▸ EXERCISE INSTRUCTIONS: Look for "this" in the listing below. Gather each line that contains it.

▸ SUPPLIED RECORDS:

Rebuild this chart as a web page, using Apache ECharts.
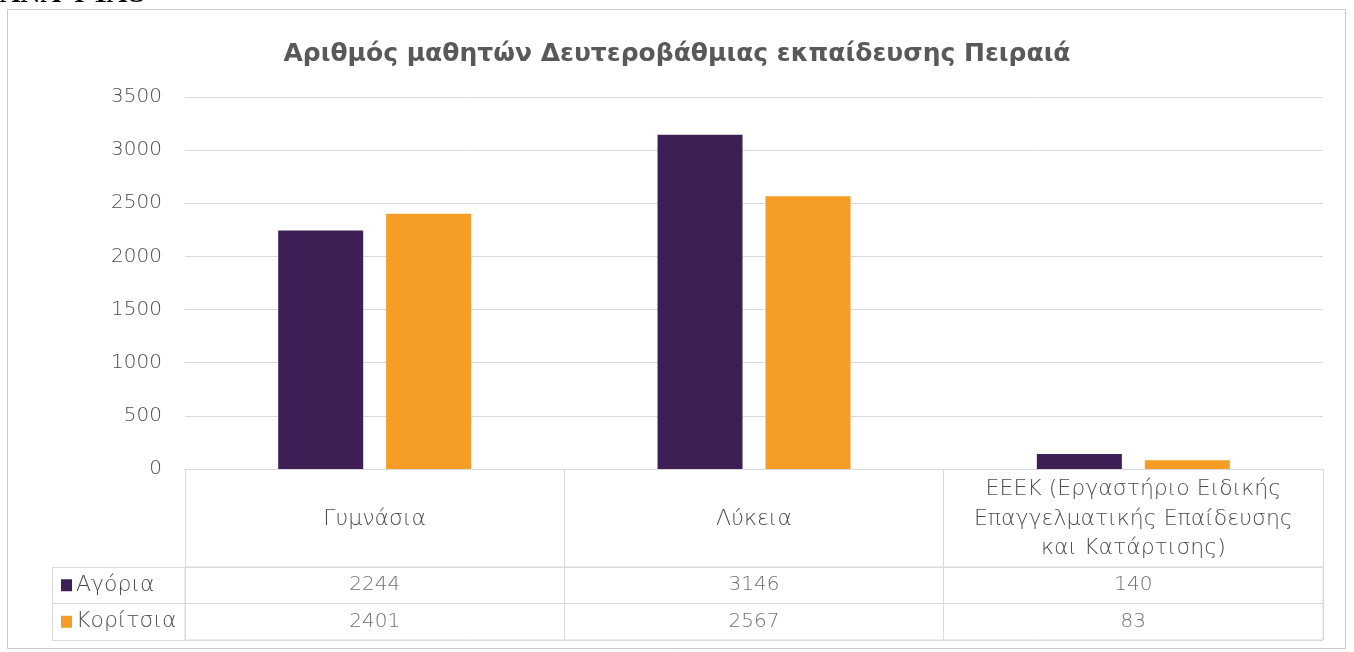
<!DOCTYPE html>
<html>
<head>
<meta charset="utf-8">
<script src="https://cdn.jsdelivr.net/npm/echarts@6/dist/echarts.min.js"></script>
<style>
  html, body { margin: 0; padding: 0; background: #fff; }
  #chart { width: 1354px; height: 652px; }
</style>
</head>
<body>
<div id="chart"></div>
<script>
// Secondary education students in Piraeus, by school type and gender
const categories = [
  'Γυμνάσια',
  'Λύκεια',
  'ΕΕΕΚ (Εργαστήριο Ειδικής\nΕπαγγελματικής Επαίδευσης\nκαι Κατάρτισης)'
];
const seriesNames = ['Αγόρια', 'Κορίτσια'];
const boys = [2244, 3146, 140];
const girls = [2401, 2567, 83];
const yTicks = { min: 0, max: 3500, interval: 500 };

const PURPLE = '#3e1f55';
const ORANGE = '#f59d25';
const TEXT = '#595959';
const LABEL = '#4d4d4d';
const LINE = '#d9d9d9';
const FONT = '"DejaVu Sans", sans-serif';
const WEIGHT = 200;

// table body cells: [column, row, value]
const tableCells = [];
boys.forEach((v, i) => tableCells.push([i, seriesNames[0], v]));
girls.forEach((v, i) => tableCells.push([i, seriesNames[1], v]));

const chart = echarts.init(document.getElementById('chart'));
chart.setOption({
  backgroundColor: '#fff',
  animation: false,
  title: {
    text: 'Αριθμός μαθητών Δευτεροβάθμιας εκπαίδευσης Πειραιά',
    left: 'center',
    top: 37,
    textStyle: { fontFamily: '"DejaVu Sans", sans-serif', fontWeight: 'bold', fontSize: 25, color: TEXT }
  },
  graphic: [
    {
      type: 'rect',
      shape: { x: 7.5, y: 9.5, width: 1338, height: 639 },
      style: { fill: null, stroke: '#c8c8c8', lineWidth: 1 },
      silent: true
    },
    {
      type: 'text',
      x: 0,
      y: 8.5,
      style: {
        text: 'ΑΝΑ ΦΥΛΟ',
        font: 'bold 28px "Liberation Serif", serif',
        fill: '#000',
        verticalAlign: 'bottom'
      },
      silent: true
    }
  ],
  grid: [
    { left: 185, right: 31, top: 97, bottom: 183 },
    { left: 185, right: 31, top: 567, bottom: 12, show: true, borderColor: LINE, borderWidth: 1 }
  ],
  xAxis: [
    {
      type: 'category',
      gridIndex: 0,
      data: categories,
      axisLine: { show: true, lineStyle: { color: LINE } },
      axisTick: { show: true, length: 98, lineStyle: { color: LINE } },
      axisLabel: {
        margin: 50,
        verticalAlign: 'middle',
        lineHeight: 29.5,
        fontFamily: FONT,
        fontWeight: WEIGHT,
        fontSize: 22,
        color: LABEL,
        interval: 0
      }
    },
    {
      type: 'category',
      gridIndex: 1,
      data: categories,
      axisLine: { show: false },
      axisTick: { show: false },
      axisLabel: { show: false },
      splitLine: { show: true, lineStyle: { color: LINE } }
    }
  ],
  yAxis: [
    {
      type: 'value',
      gridIndex: 0,
      min: yTicks.min,
      max: yTicks.max,
      interval: yTicks.interval,
      axisLine: { show: false },
      axisTick: { show: false },
      axisLabel: {
        margin: 23,
        fontFamily: FONT,
        fontWeight: WEIGHT,
        fontSize: 20,
        color: LABEL,
        formatter: (v) => String(v)
      },
      splitLine: { lineStyle: { color: LINE } }
    },
    {
      type: 'category',
      gridIndex: 1,
      data: seriesNames,
      inverse: true,
      position: 'left',
      offset: 133,
      axisLine: { show: true, lineStyle: { color: LINE } },
      axisTick: { show: true, inside: true, length: 133, lineStyle: { color: LINE } },
      axisLabel: {
        inside: true,
        margin: 9,
        fontFamily: FONT,
        fontWeight: WEIGHT,
        fontSize: 22,
        color: LABEL,
        formatter: (v) => (v === seriesNames[0] ? '{a|}' : '{b|}') + '{s|}' + v,
        rich: {
          a: { width: 11, height: 12, backgroundColor: PURPLE },
          b: { width: 11, height: 12, backgroundColor: ORANGE },
          s: { width: 4 }
        }
      },
      splitLine: { show: true, lineStyle: { color: LINE } }
    }
  ],
  series: [
    {
      name: seriesNames[0],
      type: 'bar',
      xAxisIndex: 0,
      yAxisIndex: 0,
      data: boys,
      barWidth: 85,
      barGap: '27%',
      itemStyle: { color: PURPLE }
    },
    {
      name: seriesNames[1],
      type: 'bar',
      xAxisIndex: 0,
      yAxisIndex: 0,
      data: girls,
      barWidth: 85,
      barGap: '27%',
      itemStyle: { color: ORANGE }
    },
    {
      type: 'scatter',
      xAxisIndex: 1,
      yAxisIndex: 1,
      symbolSize: 0,
      data: tableCells,
      silent: true,
      label: {
        show: true,
        position: 'inside',
        formatter: (p) => String(p.value[2]),
        fontFamily: FONT,
        fontWeight: WEIGHT,
        fontSize: 20,
        color: LABEL
      }
    }
  ]
});
</script>
</body>
</html>
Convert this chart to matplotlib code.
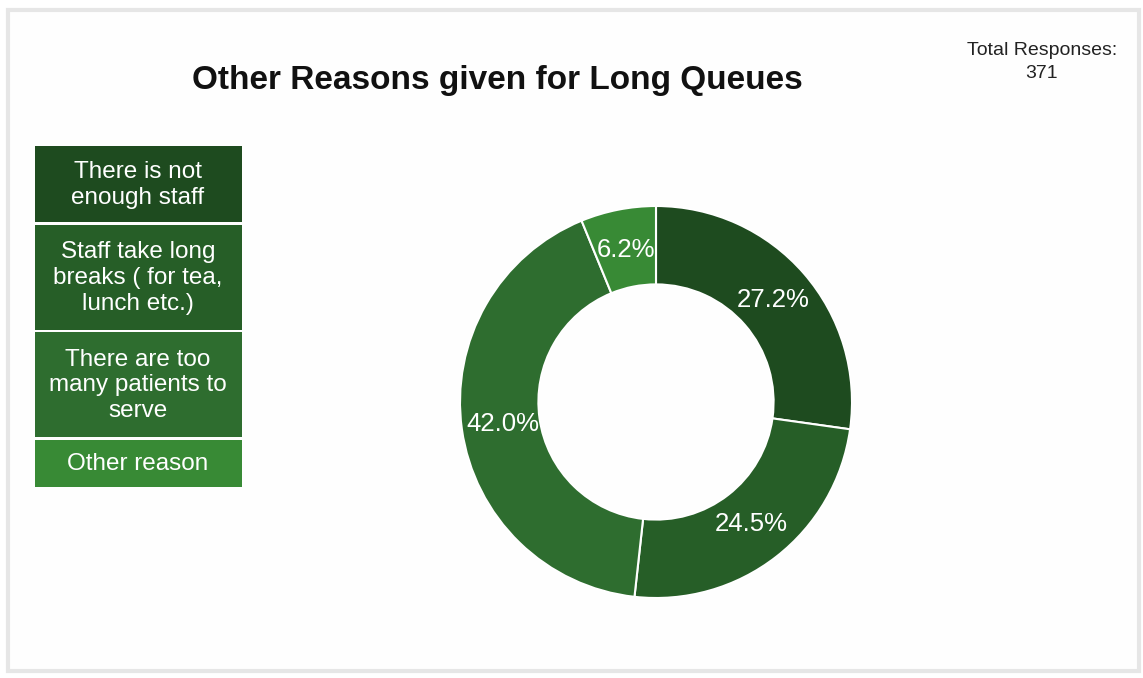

▸ THE OUTPUT:
Rebuild this chart as a web page, using Apache ECharts.
Convert this chart to matplotlib code.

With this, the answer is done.